Gerrit’s jaw set hard as he raced along the bay. Bernardus had chosen well—a cloudy night with no moon, with favorable tides, and with the Aubin Hafen battery unmanned due to construction.

After Gerrit drove through the seaside village of St. Aubin, Charlie directed him to a wooded area along the shore, where he parked.

“This is where he went down to the water. He was going to cut a passageway through the barbed wire.” Charlie led Gerrit through the trees toward the beach.
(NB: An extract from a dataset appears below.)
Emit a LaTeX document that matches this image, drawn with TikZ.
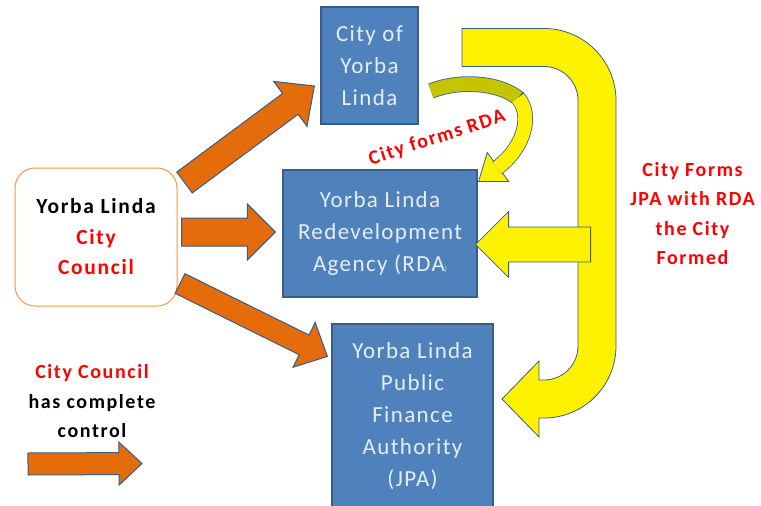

They stopped inside the tree line, and Gerrit leaned close. “Wait here. If anyone comes, if anything happens, run. Don’t take the car—run, get home. If you get caught, tell the truth. Say Bernardus told you to stand watch, and you fetched me to stop him. Say sabotage is wrong, and you don’t know why he thought you’d approve.”

Gerrit scanned the black sea, the black sky, and the black breakwater dividing them. Where was Bernardus? At least if Gerrit couldn’t see him, the guards in St. Aubin’s Fort on the island in the bay might not see him either.

“He’s wearing black,” Charlie said in a low voice. “Soot on his face.”

And Gerrit wasn’t. Regardless, the breakwater still stood, which meant he had time. Cutting a gap in the barbed wire large enough to accommodate a rowboat must have taken a long while.

Charlie pointed to an indentation in the sand below. “Stay in his footprints. He knows where the mines are.”

Bernardus had asked Gerrit to sneak out the map of land mines. For tracing, he’d said. For sabotage, he’d meant.

Gerrit wrestled down a groan and picked his way to the beach. Halfway down the breakwater, a still patch of black disturbed the sea—probably the rowboat.

A muffled boom. A scream. A plume of water, lit up from inside.

“Bernardus!” Charlie cried.

Gerrit scrambled back up the bank and clapped a hand over the boy’s mouth. He stretched his eyes wide, searching for his friend. What had happened? Was Bernardus hurt? Killed? How long until the Germans came?

Light flashed on in the fort—a searchlight.

Gerrit threw himself flat to the ground, yanking Charlie down beside him.